%%
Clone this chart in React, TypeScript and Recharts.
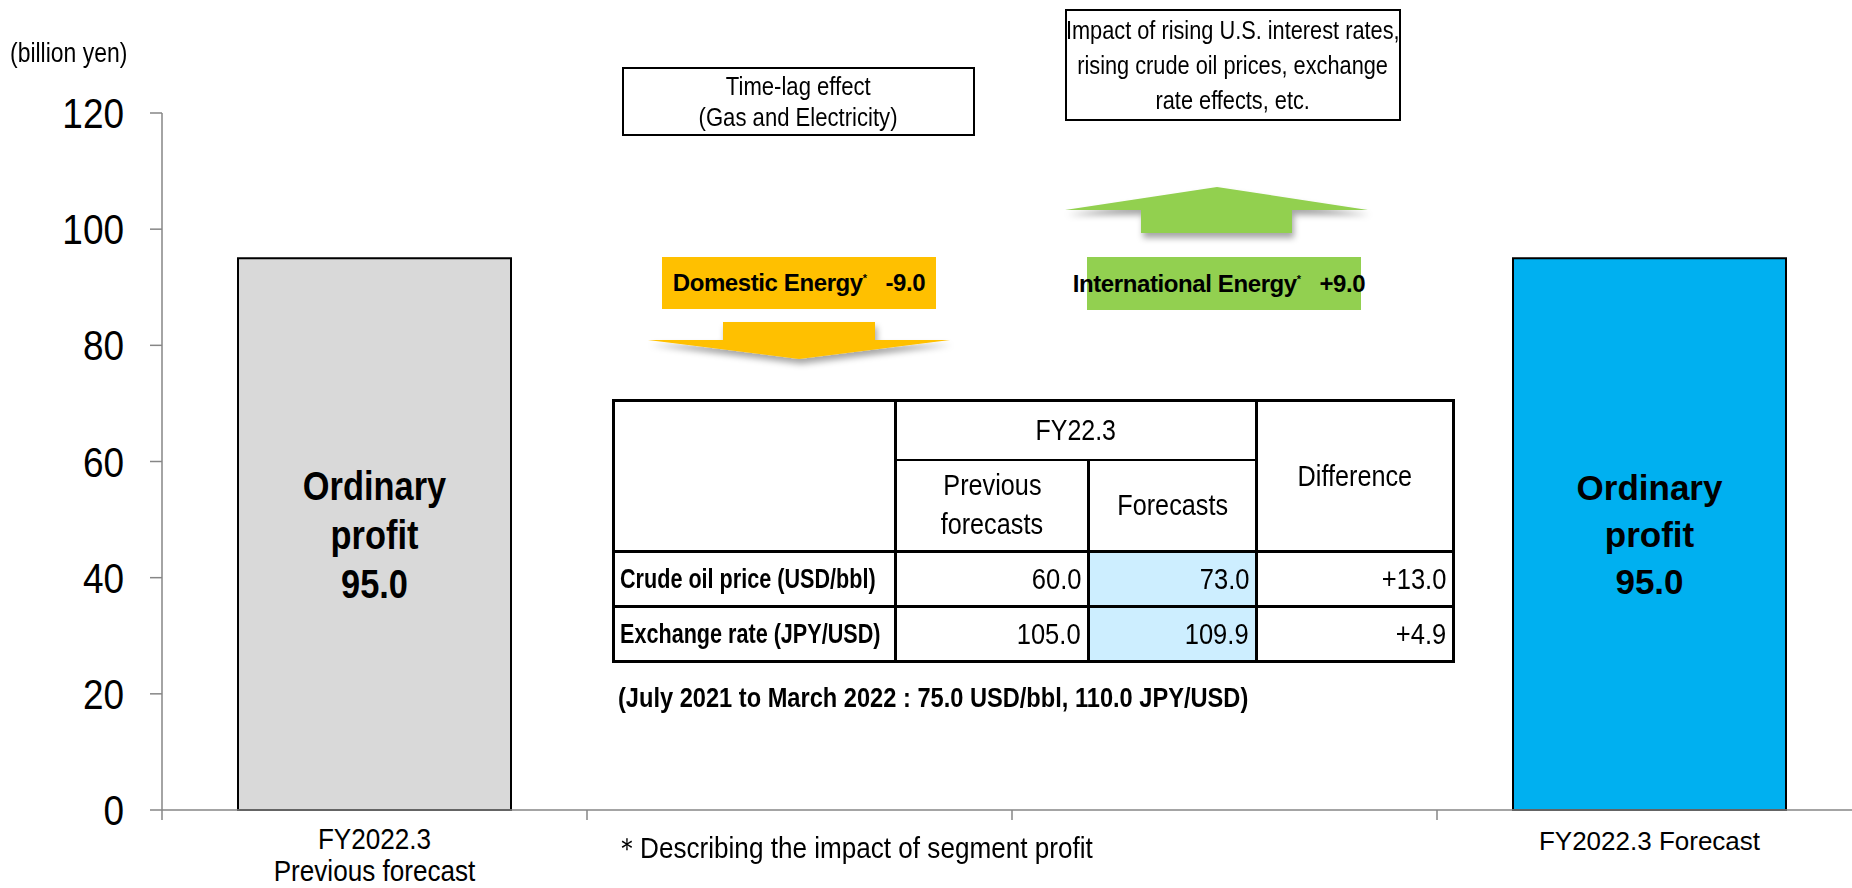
import { BarChart, Bar, XAxis, YAxis, Cell, LabelList } from "recharts";

const ARIAL = "'Liberation Sans', Arial, sans-serif";

// chart data
const categories = ["prev", "gap1", "gap2", "forecast"];
const categoryLabels = [["FY2022.3", "Previous forecast"], [], [], ["FY2022.3 Forecast"]];
const profit = [95.0, null, null, 95.0];
const barFills = ["#d9d9d9", "none", "none", "#00b0f0"];
const yTicks = [0, 20, 40, 60, 80, 100, 120];

// segment impacts
const segmentNames = ["Domestic Energy", "International Energy"];
const segmentImpacts = [-9.0, 9.0];
const segmentNotes = [
  ["Time-lag effect", "(Gas and Electricity)"],
  ["Impact of rising U.S. interest rates,", "rising crude oil prices, exchange", "rate effects, etc."],
];

// assumptions table
const assumptionRows = ["Crude oil price (USD/bbl)", "Exchange rate (JPY/USD)"];
const previousForecasts = [60.0, 105.0];
const currentForecasts = [73.0, 109.9];
const actualNote = "(July 2021 to March 2022 : 75.0 USD/bbl, 110.0 JPY/USD)";

const data = categories.map((key, i) => ({ key, profit: profit[i] }));

const W = 1852;
const H = 888;
const MARGIN = { top: 113, right: -10, bottom: 0, left: 0 };
const Y_AXIS_W = 162;
const BAND = (W - MARGIN.left - MARGIN.right - Y_AXIS_W) / categories.length;
const AXIS = "#868686";

const signed = (v: number) => (v > 0 ? "+" : "") + v.toFixed(1);

// the original uses a condensed face; squeeze Liberation Sans horizontally instead
const Squeeze = ({ k, origin = "center", children }: any) => (
  <span
    style={{
      display: "inline-block",
      whiteSpace: "nowrap",
      transform: `scaleX(${k})`,
      transformOrigin: origin,
    }}
  >
    {children}
  </span>
);

const YTick = ({ x, y, payload }: any) => (
  <text
    transform={`translate(${x},${y}) scale(0.88,1)`}
    textAnchor="end"
    dy="0.36em"
    fontFamily={ARIAL}
    fontSize={42}
    fill="#000"
  >
    {payload.value}
  </text>
);

const BarLabel = (props: any) => {
  const { x, y, width, height, value, index } = props;
  if (value == null) return null;
  const left = index === 0;
  const cx = x + width / 2;
  const cy = y + height / 2;
  const fs = left ? 40 : 35;
  const lh = left ? 49 : 47;
  const k = left ? 0.86 : 1;
  const lines = ["Ordinary", "profit", Number(value).toFixed(1)];
  return (
    <g transform={`translate(${cx},${cy}) scale(${k},1)`}>
      <text textAnchor="middle" fontFamily={ARIAL} fontWeight="bold" fontSize={fs} fill="#000">
        {lines.map((l, j) => (
          <tspan key={j} x={0} y={(j - 1) * lh + fs * 0.36}>
            {l}
          </tspan>
        ))}
      </text>
    </g>
  );
};

// Excel style: tick marks sit between categories, labels in the middle
const CategoryTick = ({ x, y, payload }: any) => {
  const i = categories.indexOf(payload.value);
  const lines = categoryLabels[i] || [];
  const single = lines.length === 1;
  const k = single ? 1 : 0.87;
  const edges = [x - BAND / 2];
  if (i === categories.length - 1) edges.push(x + BAND / 2);
  return (
    <g>
      {edges.map((ex) => (
        <line key={ex} x1={ex} x2={ex} y1={y} y2={y + 10} stroke={AXIS} strokeWidth={1.5} />
      ))}
      <g transform={`translate(${x},${y}) scale(${k},1)`}>
        <text textAnchor="middle" fontFamily={ARIAL} fontSize={single ? 26 : 30} fill="#000">
          {lines.map((l, j) => (
            <tspan key={j} x={0} y={(single ? 40 : 39) + j * 32}>
              {l}
            </tspan>
          ))}
        </text>
      </g>
    </g>
  );
};

const box: React.CSSProperties = {
  position: "absolute",
  boxSizing: "border-box",
  display: "flex",
  flexDirection: "column",
  alignItems: "center",
  justifyContent: "center",
  color: "#000",
  fontFamily: ARIAL,
};

const cell: React.CSSProperties = {
  border: "3px solid #000",
  padding: "0 6px",
  fontFamily: ARIAL,
  fontSize: 29,
  color: "#000",
  overflow: "visible",
  whiteSpace: "nowrap",
};

export default function App() {
  return (
    <div style={{ position: "relative", width: W, height: H, background: "#fff", overflow: "hidden" }}>
      <style>{`body{margin:0}`}</style>
      <BarChart width={W} height={H} data={data} margin={MARGIN}>
        <YAxis
          domain={[0, 120]}
          ticks={yTicks}
          width={Y_AXIS_W}
          tickSize={12}
          tickMargin={26}
          axisLine={{ stroke: AXIS, strokeWidth: 1.5 }}
          tickLine={{ stroke: AXIS, strokeWidth: 1.5 }}
          tick={<YTick />}
        />
        <XAxis
          dataKey="key"
          height={78}
          axisLine={{ stroke: AXIS, strokeWidth: 1.5 }}
          tickLine={false}
          tickSize={0}
          tickMargin={0}
          interval={0}
          tick={<CategoryTick />}
        />
        <Bar dataKey="profit" barSize={273} stroke="#000" strokeWidth={2} isAnimationActive={false}>
          {data.map((d, i) => (
            <Cell key={d.key} fill={barFills[i]} />
          ))}
          <LabelList dataKey="profit" content={<BarLabel />} />
        </Bar>
      </BarChart>

      <div style={{ position: "absolute", left: 10, top: 38, fontFamily: ARIAL, fontSize: 27, color: "#000" }}>
        <Squeeze k={0.85} origin="left">(billion yen)</Squeeze>
      </div>

      {/* arrows */}
      <svg width={W} height={H} style={{ position: "absolute", left: 0, top: 0, pointerEvents: "none" }}>
        <defs>
          <filter id="shadow" x="-20%" y="-60%" width="140%" height="260%">
            <feDropShadow dx="2" dy="5" stdDeviation="3" floodColor="#000" floodOpacity="0.35" />
          </filter>
        </defs>
        <polygon points="723,322 875,322 875,340 950,340 799,359 648,340 723,340" fill="#ffc000" filter="url(#shadow)" />
        <polygon points="1217,187 1368,210 1292,210 1292,233 1141,233 1141,210 1065,210" fill="#92d050" filter="url(#shadow)" />
      </svg>

      {/* notes */}
      <div style={{ ...box, left: 622, top: 67, width: 353, height: 69, border: "2px solid #000", fontSize: 26, lineHeight: "31px" }}>
        {segmentNotes[0].map((t) => (
          <Squeeze key={t} k={0.85}>
            {t}
          </Squeeze>
        ))}
      </div>
      <div style={{ ...box, left: 1065, top: 9, width: 336, height: 112, border: "2px solid #000", fontSize: 25, lineHeight: "35px" }}>
        {segmentNotes[1].map((t) => (
          <Squeeze key={t} k={0.87}>
            {t}
          </Squeeze>
        ))}
      </div>

      {/* segment labels */}
      <div style={{ ...box, left: 662, top: 257, width: 274, height: 52, background: "#ffc000", fontWeight: "bold", fontSize: 24, letterSpacing: -0.4, whiteSpace: "nowrap" }}>
        <div>
          {segmentNames[0]}
          <sup style={{ fontSize: 11 }}>*</sup>
          {"\u00a0\u00a0 "}
          {signed(segmentImpacts[0])}
        </div>
      </div>
      <div style={{ ...box, left: 1087, top: 257, width: 274, height: 53, background: "#92d050" }} />
      <div style={{ ...box, left: 1060, top: 257, width: 318, height: 53, fontWeight: "bold", fontSize: 24, letterSpacing: -0.4, whiteSpace: "nowrap" }}>
        <div>
          {segmentNames[1]}
          <sup style={{ fontSize: 11 }}>*</sup>
          {"\u00a0\u00a0 "}
          {signed(segmentImpacts[1])}
        </div>
      </div>

      {/* assumptions table */}
      <table
        style={{
          position: "absolute",
          left: 612,
          top: 399,
          width: 840,
          borderCollapse: "collapse",
          tableLayout: "fixed",
          background: "#fff",
        }}
      >
        <colgroup>
          <col style={{ width: 282 }} />
          <col style={{ width: 193 }} />
          <col style={{ width: 168 }} />
          <col style={{ width: 197 }} />
        </colgroup>
        <tbody>
          <tr style={{ height: 59 }}>
            <td style={cell} rowSpan={2} />
            <td style={{ ...cell, textAlign: "center", borderBottomWidth: 2.5 }} colSpan={2}>
              <Squeeze k={0.86}>FY22.3</Squeeze>
            </td>
            <td style={{ ...cell, textAlign: "center", lineHeight: "30px" }} rowSpan={2}>
              <Squeeze k={0.87}>Difference</Squeeze>
            </td>
          </tr>
          <tr style={{ height: 92 }}>
            <td style={{ ...cell, textAlign: "center", lineHeight: "39px", borderTopWidth: 2.5 }}>
              <Squeeze k={0.87}>Previous</Squeeze>
              <br />
              <Squeeze k={0.87}>forecasts</Squeeze>
            </td>
            <td style={{ ...cell, textAlign: "center", borderTopWidth: 2.5 }}>
              <Squeeze k={0.87}>Forecasts</Squeeze>
            </td>
          </tr>
          {assumptionRows.map((r, i) => (
            <tr key={r} style={{ height: 55 }}>
              <td style={{ ...cell, fontWeight: "bold", fontSize: 27, paddingLeft: 5 }}>
                <Squeeze k={0.8} origin="left">
                  {r}
                </Squeeze>
              </td>
              <td style={{ ...cell, textAlign: "right" }}>
                <Squeeze k={0.88} origin="right">
                  {previousForecasts[i].toFixed(1)}
                </Squeeze>
              </td>
              <td style={{ ...cell, textAlign: "right", background: "#cdeeff" }}>
                <Squeeze k={0.88} origin="right">
                  {currentForecasts[i].toFixed(1)}
                </Squeeze>
              </td>
              <td style={{ ...cell, textAlign: "right" }}>
                <Squeeze k={0.88} origin="right">
                  {signed(currentForecasts[i] - previousForecasts[i])}
                </Squeeze>
              </td>
            </tr>
          ))}
        </tbody>
      </table>

      <div style={{ position: "absolute", left: 618, top: 683, fontFamily: ARIAL, fontWeight: "bold", fontSize: 27, color: "#000" }}>
        <Squeeze k={0.875} origin="left">
          {actualNote}
        </Squeeze>
      </div>
      <div style={{ position: "absolute", left: 614, top: 829, fontFamily: ARIAL, fontSize: 29, color: "#000" }}>
        <Squeeze k={0.9} origin="left">
          ＊Describing the impact of segment profit
        </Squeeze>
      </div>
    </div>
  );
}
%%
- _Problem statement_:
Copy nothing but the lines from the first one in the listing through the line with "const yTicks = [0, 20, 40, 60, 80, 100, 120];", and omit the pictures.

- _Response below_:
Clone this chart in React, TypeScript and Recharts.
import { BarChart, Bar, XAxis, YAxis, Cell, LabelList } from "recharts";

const ARIAL = "'Liberation Sans', Arial, sans-serif";

// chart data
const categories = ["prev", "gap1", "gap2", "forecast"];
const categoryLabels = [["FY2022.3", "Previous forecast"], [], [], ["FY2022.3 Forecast"]];
const profit = [95.0, null, null, 95.0];
const barFills = ["#d9d9d9", "none", "none", "#00b0f0"];
const yTicks = [0, 20, 40, 60, 80, 100, 120];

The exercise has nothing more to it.